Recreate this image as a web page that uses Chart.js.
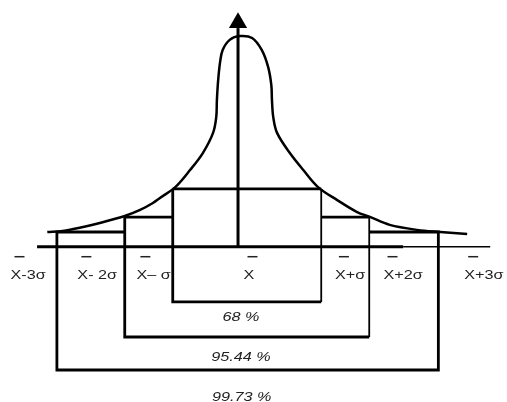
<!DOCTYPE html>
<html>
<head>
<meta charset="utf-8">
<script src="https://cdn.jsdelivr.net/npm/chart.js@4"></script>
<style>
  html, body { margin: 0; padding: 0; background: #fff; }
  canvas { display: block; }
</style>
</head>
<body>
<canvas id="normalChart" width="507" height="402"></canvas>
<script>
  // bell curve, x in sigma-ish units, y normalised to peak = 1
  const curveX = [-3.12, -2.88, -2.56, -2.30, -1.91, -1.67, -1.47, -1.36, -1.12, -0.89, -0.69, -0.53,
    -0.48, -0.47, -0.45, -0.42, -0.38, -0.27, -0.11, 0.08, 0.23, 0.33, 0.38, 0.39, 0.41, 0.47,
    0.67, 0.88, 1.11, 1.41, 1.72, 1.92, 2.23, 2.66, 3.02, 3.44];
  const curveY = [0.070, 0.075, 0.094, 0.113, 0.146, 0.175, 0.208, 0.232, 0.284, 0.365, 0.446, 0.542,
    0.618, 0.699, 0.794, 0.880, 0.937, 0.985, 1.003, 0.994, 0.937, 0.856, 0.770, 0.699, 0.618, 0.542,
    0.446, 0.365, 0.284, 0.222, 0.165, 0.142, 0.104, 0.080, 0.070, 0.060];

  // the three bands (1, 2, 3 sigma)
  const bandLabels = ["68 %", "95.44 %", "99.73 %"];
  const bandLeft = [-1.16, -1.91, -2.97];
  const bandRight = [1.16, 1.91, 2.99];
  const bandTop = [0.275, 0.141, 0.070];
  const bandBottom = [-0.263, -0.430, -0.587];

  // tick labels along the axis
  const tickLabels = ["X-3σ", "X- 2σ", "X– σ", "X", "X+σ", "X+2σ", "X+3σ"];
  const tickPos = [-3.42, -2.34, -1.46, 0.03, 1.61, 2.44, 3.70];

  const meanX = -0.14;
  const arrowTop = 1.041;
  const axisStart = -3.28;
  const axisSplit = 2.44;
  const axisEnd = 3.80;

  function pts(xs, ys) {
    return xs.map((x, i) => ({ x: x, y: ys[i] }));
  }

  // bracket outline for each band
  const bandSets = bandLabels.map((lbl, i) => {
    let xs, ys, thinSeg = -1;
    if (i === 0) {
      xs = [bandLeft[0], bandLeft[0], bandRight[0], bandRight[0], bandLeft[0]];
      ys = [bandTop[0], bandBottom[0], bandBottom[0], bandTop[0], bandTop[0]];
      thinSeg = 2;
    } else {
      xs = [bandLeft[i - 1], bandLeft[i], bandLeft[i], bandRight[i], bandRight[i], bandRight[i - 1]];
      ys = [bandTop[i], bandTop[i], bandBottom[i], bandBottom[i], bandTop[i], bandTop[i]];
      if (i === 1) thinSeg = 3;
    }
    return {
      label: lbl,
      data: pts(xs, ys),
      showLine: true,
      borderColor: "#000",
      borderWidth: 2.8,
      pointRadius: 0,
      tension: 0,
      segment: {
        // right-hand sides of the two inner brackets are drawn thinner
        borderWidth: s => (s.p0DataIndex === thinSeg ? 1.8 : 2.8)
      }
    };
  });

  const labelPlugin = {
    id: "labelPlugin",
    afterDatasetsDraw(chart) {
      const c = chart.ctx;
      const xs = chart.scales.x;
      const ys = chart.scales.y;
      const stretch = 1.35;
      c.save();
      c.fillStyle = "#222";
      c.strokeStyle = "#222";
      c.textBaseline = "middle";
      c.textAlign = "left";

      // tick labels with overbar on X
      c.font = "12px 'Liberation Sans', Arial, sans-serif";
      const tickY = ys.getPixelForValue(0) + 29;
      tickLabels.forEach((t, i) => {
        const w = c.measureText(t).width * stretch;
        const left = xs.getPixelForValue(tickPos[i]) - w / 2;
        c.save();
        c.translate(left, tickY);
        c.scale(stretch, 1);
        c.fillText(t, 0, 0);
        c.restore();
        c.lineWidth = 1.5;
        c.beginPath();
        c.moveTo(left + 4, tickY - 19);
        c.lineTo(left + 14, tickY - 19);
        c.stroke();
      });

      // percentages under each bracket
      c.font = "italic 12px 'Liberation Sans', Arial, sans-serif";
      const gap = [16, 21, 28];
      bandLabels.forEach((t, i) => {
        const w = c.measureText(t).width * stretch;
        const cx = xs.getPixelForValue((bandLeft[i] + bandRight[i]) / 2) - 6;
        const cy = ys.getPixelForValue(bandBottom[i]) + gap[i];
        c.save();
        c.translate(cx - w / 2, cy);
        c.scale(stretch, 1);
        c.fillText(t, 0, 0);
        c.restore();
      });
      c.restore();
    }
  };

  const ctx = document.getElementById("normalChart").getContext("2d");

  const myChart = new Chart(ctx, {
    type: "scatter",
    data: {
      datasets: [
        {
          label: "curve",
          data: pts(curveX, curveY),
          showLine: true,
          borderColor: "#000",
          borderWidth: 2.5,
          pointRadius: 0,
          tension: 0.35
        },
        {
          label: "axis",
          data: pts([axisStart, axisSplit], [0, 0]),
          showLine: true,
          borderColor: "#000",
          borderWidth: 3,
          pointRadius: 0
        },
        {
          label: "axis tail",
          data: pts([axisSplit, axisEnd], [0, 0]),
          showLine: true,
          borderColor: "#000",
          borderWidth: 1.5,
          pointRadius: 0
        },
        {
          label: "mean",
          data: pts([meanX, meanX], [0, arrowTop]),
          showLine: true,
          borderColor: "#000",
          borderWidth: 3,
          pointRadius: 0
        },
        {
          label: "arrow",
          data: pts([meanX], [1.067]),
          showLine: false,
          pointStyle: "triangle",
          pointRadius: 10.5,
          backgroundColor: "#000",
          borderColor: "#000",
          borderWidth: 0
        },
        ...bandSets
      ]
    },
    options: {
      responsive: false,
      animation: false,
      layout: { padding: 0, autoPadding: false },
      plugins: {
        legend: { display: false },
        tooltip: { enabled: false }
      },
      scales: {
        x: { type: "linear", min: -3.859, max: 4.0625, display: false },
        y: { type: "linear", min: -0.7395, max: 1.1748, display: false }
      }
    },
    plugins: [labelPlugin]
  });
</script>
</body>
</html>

════════

**Aim of the exercise**: Omit the pictures, and quote the material above exactly as given.

**Response to the task**:
Recreate this image as a web page that uses Chart.js.
<!DOCTYPE html>
<html>
<head>
<meta charset="utf-8">
<script src="https://cdn.jsdelivr.net/npm/chart.js@4"></script>
<style>
  html, body { margin: 0; padding: 0; background: #fff; }
  canvas { display: block; }
</style>
</head>
<body>
<canvas id="normalChart" width="507" height="402"></canvas>
<script>
  // bell curve, x in sigma-ish units, y normalised to peak = 1
  const curveX = [-3.12, -2.88, -2.56, -2.30, -1.91, -1.67, -1.47, -1.36, -1.12, -0.89, -0.69, -0.53,
    -0.48, -0.47, -0.45, -0.42, -0.38, -0.27, -0.11, 0.08, 0.23, 0.33, 0.38, 0.39, 0.41, 0.47,
    0.67, 0.88, 1.11, 1.41, 1.72, 1.92, 2.23, 2.66, 3.02, 3.44];
  const curveY = [0.070, 0.075, 0.094, 0.113, 0.146, 0.175, 0.208, 0.232, 0.284, 0.365, 0.446, 0.542,
    0.618, 0.699, 0.794, 0.880, 0.937, 0.985, 1.003, 0.994, 0.937, 0.856, 0.770, 0.699, 0.618, 0.542,
    0.446, 0.365, 0.284, 0.222, 0.165, 0.142, 0.104, 0.080, 0.070, 0.060];

  // the three bands (1, 2, 3 sigma)
  const bandLabels = ["68 %", "95.44 %", "99.73 %"];
  const bandLeft = [-1.16, -1.91, -2.97];
  const bandRight = [1.16, 1.91, 2.99];
  const bandTop = [0.275, 0.141, 0.070];
  const bandBottom = [-0.263, -0.430, -0.587];

  // tick labels along the axis
  const tickLabels = ["X-3σ", "X- 2σ", "X– σ", "X", "X+σ", "X+2σ", "X+3σ"];
  const tickPos = [-3.42, -2.34, -1.46, 0.03, 1.61, 2.44, 3.70];

  const meanX = -0.14;
  const arrowTop = 1.041;
  const axisStart = -3.28;
  const axisSplit = 2.44;
  const axisEnd = 3.80;

  function pts(xs, ys) {
    return xs.map((x, i) => ({ x: x, y: ys[i] }));
  }

  // bracket outline for each band
  const bandSets = bandLabels.map((lbl, i) => {
    let xs, ys, thinSeg = -1;
    if (i === 0) {
      xs = [bandLeft[0], bandLeft[0], bandRight[0], bandRight[0], bandLeft[0]];
      ys = [bandTop[0], bandBottom[0], bandBottom[0], bandTop[0], bandTop[0]];
      thinSeg = 2;
    } else {
      xs = [bandLeft[i - 1], bandLeft[i], bandLeft[i], bandRight[i], bandRight[i], bandRight[i - 1]];
      ys = [bandTop[i], bandTop[i], bandBottom[i], bandBottom[i], bandTop[i], bandTop[i]];
      if (i === 1) thinSeg = 3;
    }
    return {
      label: lbl,
      data: pts(xs, ys),
      showLine: true,
      borderColor: "#000",
      borderWidth: 2.8,
      pointRadius: 0,
      tension: 0,
      segment: {
        // right-hand sides of the two inner brackets are drawn thinner
        borderWidth: s => (s.p0DataIndex === thinSeg ? 1.8 : 2.8)
      }
    };
  });

  const labelPlugin = {
    id: "labelPlugin",
    afterDatasetsDraw(chart) {
      const c = chart.ctx;
      const xs = chart.scales.x;
      const ys = chart.scales.y;
      const stretch = 1.35;
      c.save();
      c.fillStyle = "#222";
      c.strokeStyle = "#222";
      c.textBaseline = "middle";
      c.textAlign = "left";

      // tick labels with overbar on X
      c.font = "12px 'Liberation Sans', Arial, sans-serif";
      const tickY = ys.getPixelForValue(0) + 29;
      tickLabels.forEach((t, i) => {
        const w = c.measureText(t).width * stretch;
        const left = xs.getPixelForValue(tickPos[i]) - w / 2;
        c.save();
        c.translate(left, tickY);
        c.scale(stretch, 1);
        c.fillText(t, 0, 0);
        c.restore();
        c.lineWidth = 1.5;
        c.beginPath();
        c.moveTo(left + 4, tickY - 19);
        c.lineTo(left + 14, tickY - 19);
        c.stroke();
      });

      // percentages under each bracket
      c.font = "italic 12px 'Liberation Sans', Arial, sans-serif";
      const gap = [16, 21, 28];
      bandLabels.forEach((t, i) => {
        const w = c.measureText(t).width * stretch;
        const cx = xs.getPixelForValue((bandLeft[i] + bandRight[i]) / 2) - 6;
        const cy = ys.getPixelForValue(bandBottom[i]) + gap[i];
        c.save();
        c.translate(cx - w / 2, cy);
        c.scale(stretch, 1);
        c.fillText(t, 0, 0);
        c.restore();
      });
      c.restore();
    }
  };

  const ctx = document.getElementById("normalChart").getContext("2d");

  const myChart = new Chart(ctx, {
    type: "scatter",
    data: {
      datasets: [
        {
          label: "curve",
          data: pts(curveX, curveY),
          showLine: true,
          borderColor: "#000",
          borderWidth: 2.5,
          pointRadius: 0,
          tension: 0.35
        },
        {
          label: "axis",
          data: pts([axisStart, axisSplit], [0, 0]),
          showLine: true,
          borderColor: "#000",
          borderWidth: 3,
          pointRadius: 0
        },
        {
          label: "axis tail",
          data: pts([axisSplit, axisEnd], [0, 0]),
          showLine: true,
          borderColor: "#000",
          borderWidth: 1.5,
          pointRadius: 0
        },
        {
          label: "mean",
          data: pts([meanX, meanX], [0, arrowTop]),
          showLine: true,
          borderColor: "#000",
          borderWidth: 3,
          pointRadius: 0
        },
        {
          label: "arrow",
          data: pts([meanX], [1.067]),
          showLine: false,
          pointStyle: "triangle",
          pointRadius: 10.5,
          backgroundColor: "#000",
          borderColor: "#000",
          borderWidth: 0
        },
        ...bandSets
      ]
    },
    options: {
      responsive: false,
      animation: false,
      layout: { padding: 0, autoPadding: false },
      plugins: {
        legend: { display: false },
        tooltip: { enabled: false }
      },
      scales: {
        x: { type: "linear", min: -3.859, max: 4.0625, display: false },
        y: { type: "linear", min: -0.7395, max: 1.1748, display: false }
      }
    },
    plugins: [labelPlugin]
  });
</script>
</body>
</html>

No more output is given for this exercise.